If you own an interest in a closely held business, it’s critical to have a well-designed, properly funded buy-sell agreement. Without one, an owner’s death can have a negative effect on the surviving owners.
If one of your co-owners dies, for example, you may be forced to go into business with his or her family or other heirs. And if you die, your family’s financial security may depend on your co-owners’ ability to continue operating the business successfully.
There’s also the question of estate taxes. With the federal gift and estate tax exemption currently at $5.34 million, estate taxes affect fewer people than they once did.
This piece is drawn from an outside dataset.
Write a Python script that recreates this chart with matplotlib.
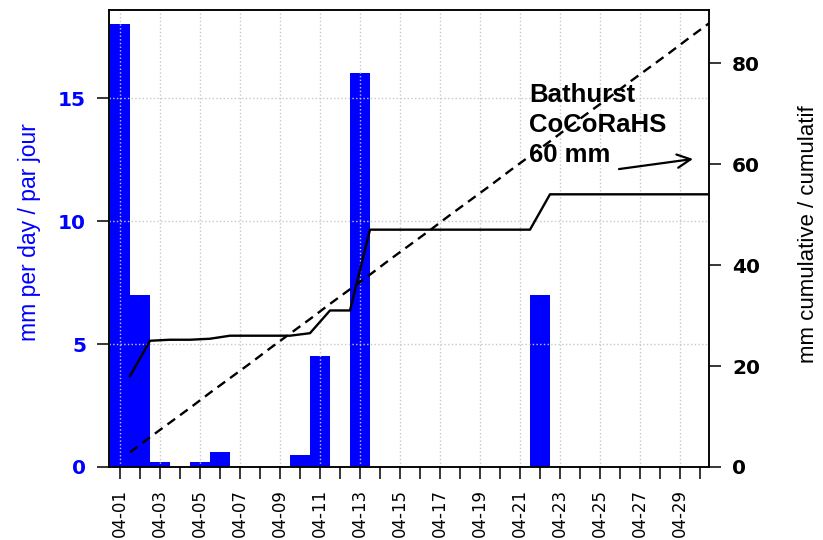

But estate taxes can bring about a forced sale of the business if your estate is large enough and your family lacks liquid assets to satisfy the tax liability.
A buy-sell agreement requires (or permits) the company or the remaining owners to buy the interest of an owner who dies, becomes disabled, retires or otherwise leaves the business. It also establishes a valuation mechanism for setting the price and payment terms. In the case of death, the buyout typically is funded by life insurance, which provides a source of liquid funds to purchase the deceased owner’s shares and cover any estate taxes or other expenses.
There are two basic types of a buy-sell agreement: a redemption agreement, under which the business buys back a departing owner’s interest, and a cross-purchase agreement, under which the remaining owners buy the interest.
Depending on the structure of your business and other factors, the type of agreement you choose may have significant income tax implications. Your advisor can help you design a buy-sell agreement that’s right for your business.